The event not only sold out Arthur Ashe Stadium, but made a huge impact across streaming channels as well. NPD estimates that, on the event’s final day, concurrent viewers for the game peaked at nearly 1.3 MM during the solo tournament finals. And viewership wasn’t just concentrated on the World Cup’s final day—viewership peaked above 1 MM on the 27th as well, and the average peak for the event’s three days was 971K. This represents a 355% increase over average daily peak viewership during the 3 weeks preceding the World Cup, but how does it compare to Twitch viewership numbers driven by other major esports events over the past year?
Across six days of Main Event competition during the Dota 2 International in August 2018, average daily peak viewership was 617K and an overall peak of 752K was achieved during the Grand Finals.
The five days of Knockout Stage competition at League of Legends Worlds 2018 generated an average daily peak of 845K viewers, with more than 1.1 MM watching concurrently during the Finals.
The sum of viewership peaks for all nine games played at EVO 2019, the year’s biggest fighting game tournament, exceeded 1.1 MM, with single-game viewership peaking at 272K for Super Smash Bros. Ultimate. Summing peaks in this way inevitably double-counts some viewers, so this is a generous look at peak viewership across EVO’s tournaments.

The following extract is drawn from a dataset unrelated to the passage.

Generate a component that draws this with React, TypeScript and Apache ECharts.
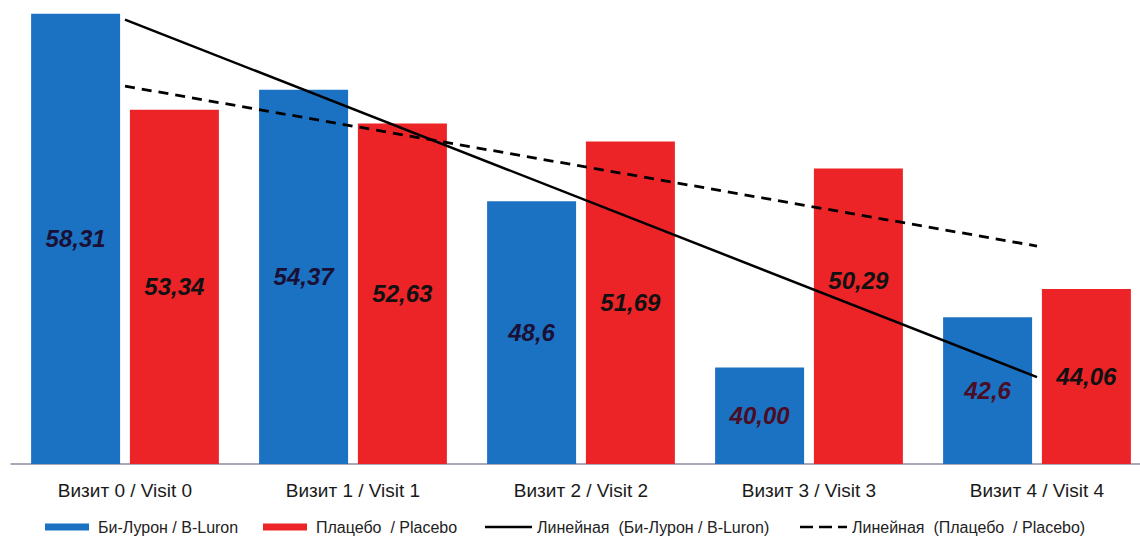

Twitch viewership alone understates the footprint of major events like these, with a number of viewers tuning in via other channels, and Fortnite WC is no exception. Factoring in live viewership numbers on YouTube and other platforms, its peak exceeded 2.3 MM, but the event could also be viewed within Fortnite itself—and the impact of that is likely unknown to anyone outside of Epic. If one factors in Chinese viewership, League of Legends Worlds still leads the pack by a wide margin, but it’s clear that Fortnite’s premier competitions have the potential to be massive moving forward. And while the return on Epic’s investment will remain unclear in the short term, seeding Fortnite’s esports scene with nine figure prize pools in 2018 and 2019 has no doubt given it a chance to establish itself as one of the world’s top competitive games.